Beyond relational databases Flashcards
NoSQL: birth and main features
- Strozzi ‘98: lightweight shell based open-source RDBMS not using SQL standard.
- Johan Oskarasson’s event ‘09: about recent advances on non-relational databases
Features:
- No joins
- Schema-less
- Horizontal scalability
NoSQL comparison with SQL
- Table based vs Document-based, key-value pairs, graph, columnar storage
- Predefined schema vs Schema-less, good for unstructured/semi-structured data
- Vertically vs Horizontally scalavle
- SQL vs customer query languages.
- Complex queries based on joins vs No standard interface to perform complex queries
- Suitable for flat and structured data storage vs Complex (hierarchical) data, similar to JSON/XML
Key-value databases
- Simplest NoSQL data store.
- Match keys with values
- No structured
- Great performance
- Easily scaled
- Example: Redis, Riak, Memcached
Column-oriented databases
- Stored data in columnar format
- Column is, possibly, a complex attribute
- Key-value pairs sotred and retrieved on key in a parallel system (similar to indexes)
- Rows can be contructed to column values
- Useful for data-warehousing: easy for example to compute the average of the votes of exams
- Transparent to application
- Examples: Cassanda, DynamoDB
Graph databases
- Made up by vertex and edges
- Used to store information about networks
- Good fit for several real world applications
- Examples: Neo4J, OrentDB
Document Databases
- Database stores and retrieves documents
- keys are mapped to documents
- Documents are self-describing: include attribute and value
- Has hiererchical-tree nested strctures: maps, lists, datetime
- Documents are heterogenous
- Examples: MongoDB, CouchDB
CouchDB
- Document oriented database can be queried and indexed in a MapReduce fashion
- Offers incremental replication and bidirectional conflict detection and resolution.
- Written in Erlang: functional pl, ideal for concurrent/distributed systems. Allows for flexible design that is easily scalable.
- Provides RESTful JSON API that can be accessed from any environment.
MapReduce
- Distributed programming model
- Process large data sets with parallel algorithms on a cluster of common machines.
- Great for parallel jobs requiring pieces of computations to be exectued on all data records.

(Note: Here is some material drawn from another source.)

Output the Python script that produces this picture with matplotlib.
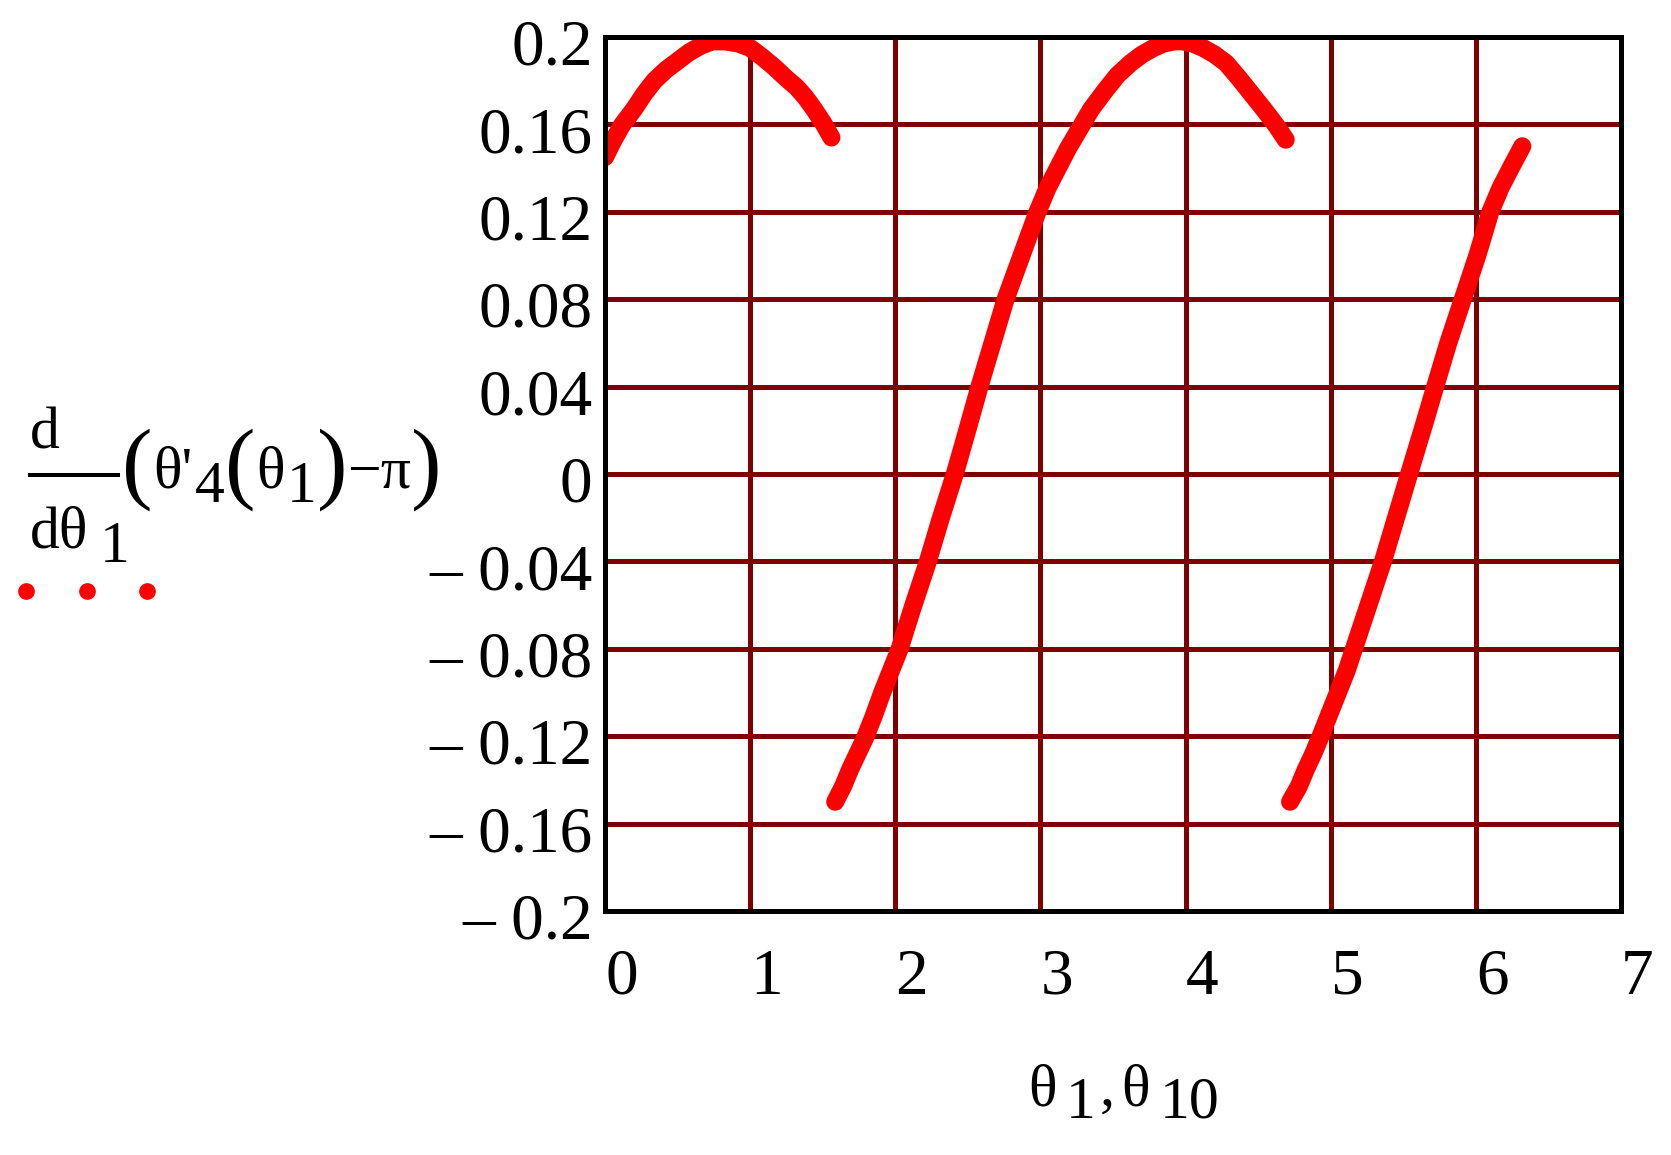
import numpy as np
import matplotlib.pyplot as plt
import matplotlib.transforms as mtransforms
from matplotlib.lines import Line2D

# values (theta_1 in rad, derivative value)
seg1_x = [0.0, 0.06, 0.12, 0.2, 0.27, 0.34, 0.42, 0.5, 0.58, 0.66, 0.74, 0.83, 0.92, 1.0, 1.08,
          1.17, 1.25, 1.32, 1.38, 1.44, 1.5, 1.56]
seg1_y = [0.145, 0.153, 0.160, 0.167, 0.174, 0.180, 0.185, 0.189, 0.193, 0.196, 0.198, 0.198, 0.197,
          0.195, 0.191, 0.186, 0.181, 0.177, 0.1725, 0.167, 0.161, 0.154]

seg2_x = [1.586, 1.64, 1.69, 1.74, 1.79, 1.85, 1.91, 1.97, 2.03, 2.12, 2.22, 2.31, 2.41, 2.50, 2.58,
          2.67, 2.76, 2.87, 2.98, 3.05, 3.12, 3.19, 3.27, 3.35, 3.44, 3.53, 3.62, 3.70, 3.78, 3.85,
          3.92, 3.98, 4.05, 4.12, 4.20, 4.28, 4.37, 4.46, 4.55, 4.63, 4.69]
seg2_y = [-0.150, -0.143, -0.135, -0.128, -0.121, -0.111, -0.100, -0.090, -0.080, -0.061, -0.041,
          -0.021, 0.000, 0.021, 0.040, 0.060, 0.080, 0.100, 0.120, 0.131, 0.140, 0.149, 0.158, 0.167,
          0.175, 0.1825, 0.188, 0.192, 0.195, 0.197, 0.198, 0.198, 0.197, 0.195, 0.192, 0.188, 0.181,
          0.1735, 0.166, 0.159, 0.153]

seg3_x = [4.72, 4.78, 4.83, 4.88, 4.93, 4.99, 5.05, 5.11, 5.16, 5.26, 5.36, 5.45, 5.54, 5.64, 5.72,
          5.81, 5.91, 6.01, 6.10, 6.17, 6.24, 6.32]
seg3_y = [-0.150, -0.143, -0.135, -0.128, -0.120, -0.110, -0.100, -0.090, -0.080, -0.060, -0.040,
          -0.020, 0.000, 0.022, 0.040, 0.060, 0.080, 0.100, 0.120, 0.131, 0.140, 0.150]

x_ticks = [0, 1, 2, 3, 4, 5, 6, 7]
y_ticks = [0.2, 0.16, 0.12, 0.08, 0.04, 0, -0.04, -0.08, -0.12, -0.16, -0.2]
y_labels = ['0.2', '0.16', '0.12', '0.08', '0.04', '0', '\u2013 0.04', '\u2013 0.08', '\u2013 0.12',
            '\u2013 0.16', '\u2013 0.2']

W, H = 1671, 1155
serif = 'Liberation Serif'
grid_col = '#800000'

fig = plt.figure(figsize=(W/100, H/100), dpi=100)
ax = fig.add_axes([605/W, 1-911/H, (1621-605)/W, (911-37)/H])

for sx, sy in [(seg1_x, seg1_y), (seg2_x, seg2_y), (seg3_x, seg3_y)]:
    ax.plot(sx, sy, color='#ff0000', lw=13, solid_capstyle='round', solid_joinstyle='round')

ax.set_xlim(0, 7)
ax.set_ylim(-0.2, 0.2)
ax.set_xticks(x_ticks)
ax.set_xticklabels([str(t) for t in x_ticks])
ax.set_yticks(y_ticks)
ax.set_yticklabels(y_labels)
ax.set_axisbelow(True)
ax.grid(True, color=grid_col, lw=3.6)
for s in ax.spines.values():
    s.set_linewidth(3.6)
    s.set_color('black')
ax.tick_params(length=0, labelsize=47)
ax.tick_params(axis='y', pad=9)
ax.tick_params(axis='x', pad=27)
shift = mtransforms.ScaledTranslation(0, -5/100, fig.dpi_scale_trans)
for lab in ax.get_xticklabels() + ax.get_yticklabels():
    lab.set_fontfamily(serif)
for lab in ax.get_xticklabels():
    lab.set_horizontalalignment('left')
for lab in ax.get_yticklabels():
    lab.set_transform(lab.get_transform() + shift)


def px_text(x, y, s, size=43):
    fig.text(x/W, 1-y/H, s, fontsize=size, family=serif, ha='left', va='baseline')


# y-axis expression  d/dθ1 (θ'4(θ1) − π)
px_text(30, 448, 'd')
fig.add_artist(Line2D([30/W, 118/W], [1-475/H, 1-475/H], color='black', lw=2.9))
px_text(30, 548, 'd\u03b8')
px_text(100, 562, '1')
px_text(122, 492, '(', 66)
px_text(153, 487, '\u03b8\'')
px_text(195, 502, '4')
px_text(225, 492, '(', 66)
px_text(256, 487, '\u03b8')
px_text(287, 502, '1')
px_text(317, 492, ')', 66)
px_text(347, 487, '\u2212\u03c0')
px_text(411, 492, ')', 66)
fig.add_artist(Line2D([26/W, 87/W, 147/W], [1-591/H]*3, ls='none', marker='o',
                      ms=11, color='#ff0000'))

# x-axis label  θ1, θ10
px_text(1028, 1105, '\u03b8')
px_text(1066, 1118, '1')
px_text(1100, 1105, ',')
px_text(1121, 1105, '\u03b8')
px_text(1160, 1118, '10')

plt.savefig('out.png', dpi=100)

- Data locality in MapReduce refers to the ability to move the computation close to where the actual data resides on the node, instead of moving large data to computation. This minimizes network congestion and increases the overall throughput of the system.
Map function:
- Describes what values to extract from a single document
Reduce function:
- Describes what to do with a list of values associated with the same key
- Returns just one value
- Multiple levels of reduce are possible
CouchDB views
- Is the only way to query CouchDB
- Produced by MapReduce
- Predefined view for each db has
- document ID as key
- whole document as value
- no reduce
- Views are materialized as values sorted by key
- this allows the same db to have multiple primary indexes
- When writing CouchDB map functions, the primary goal is to build an index that stores related data under nearby index.
Replication
- Portion of the whole dataset (chunks) in different places
- Goals:
- Redundancy help surviving failures (availability)
- Better performance
- Approaches:
- Master-slave replication
- A-synchronous replication
Master-slave replication
- Master server takes all the writes, updates, inserts
- One or more Slave servers take all the reads
- Master is a single point of failure
- CouchDB supports Master-Master Replication
Synchronous/Asynchronous replication
Synchronous
- Before committing a transaction, master waits for all the slaves to commit
- Similar to 2PC
- Performance killer
- Trade-off: wait for a subset of slaves to commit (majority of them)
Asynchronous
- Master commits locally, it does not wait for any slave
- Each slave independently fetches updates from master, which may fail:
- if no slave has replicated, then you’ve lost the data
- if some slaves have replicated you’ve to reconcile
- Faster and unreliable
Key features of distributed databases
- Consistency
- all the databases provide the same data
- Availability
- failures don’t prevent survivors from continuiing to operate
- Partition tolerance
- systems continues to work despite arbitrary message loss, when connectivity failures cause network partitions
CAP Theorem
Also known as Brewer’s theorem, states that it is impossible for distributed systems to provide all three features at the same time.
- Think of two nodes on opposite sides of a partition
- Allowing at least one node to update will cause inconsitency, forfeiting C
- If we choose to preserve C, one side of the partition must be unavailable, forfeiting A
- Only when no network partition exists, it is possible to preserve both consistency and availability, forfeiting P.
CA without P
It is equivalent to local database being consistent and available. Distributed systems are not possible with this setup.
Partiotioning means having multiple independent systems that do not need to interact -> Local rather than global consistency.